Hunters can help limit some of the overabundance of white tail deer in the Northeast but can't help curtail problems in suburban areas, wildlife biologists noted Friday during the fifth annual meeting of The Wildlife Society here.
"There's so much acreage that cannot be hunted," Tommy L. Brown of Cornell University told participants in the national conference. "We've had to go to 'bait and shoot' programs here in New York."
Hunters took record numbers of deer in 13 states in 1996 or 1997, he added, but studies have shown that the number of hunters peaked in the early 1980s and has been in slow decline.
State agencies rely on hunters to kill enough deer to allow herds to winter over without starvation, setting goals for small geographical "deer management units" based on estimates of food supplies.
The practice, though, has conflicting problems. Biologists noted that hunters often aren't successful enough, but when they do start thinning the herds toward the goal levels they often use political clout to change management policies.
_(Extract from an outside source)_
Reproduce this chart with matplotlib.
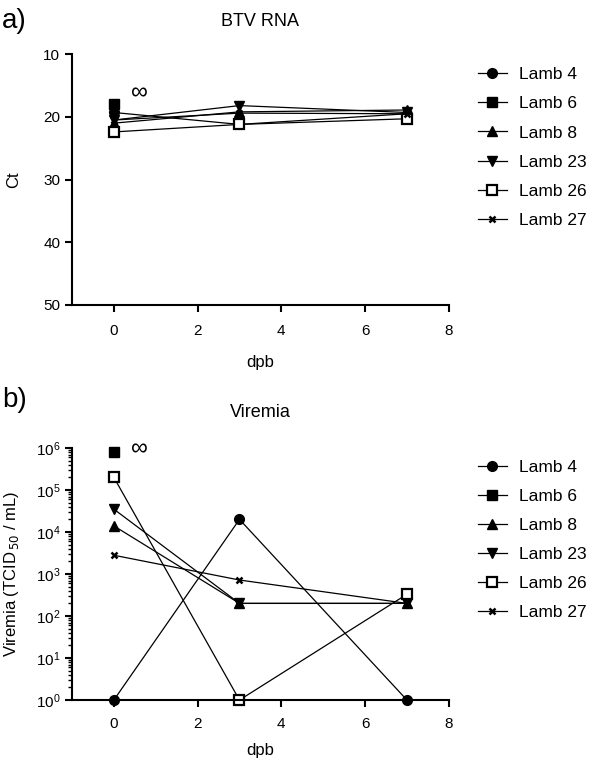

"Even though hunters were experiencing more harvest, they still weren't satisfied," said Pennsylvania Game Commission biologist Brett Wallingford, describing trends since 1988 in his state. "They wanted to see more deer."
By the time people actually start seeing the elusive deer in a forest, others noted, the forest is being significantly damaged by over-browsing. While agencies are planning educational programs and considering longer seasons or other ways of increasing the take of deer -- and especially does -- biologists here saw a need for better science in setting goals.
In communities that have ruled out hunting as an option, debates still continue over deer-control methods. In Amherst, delays have plagued a two-year effort to launch a study of immunocontraception as a way to deal with an overabundance of deer.
The national Wildlife Society meeting, which has drawn more than 1,000 participants to the Buffalo Convention Center and the Buffalo Hyatt Regency, ends today.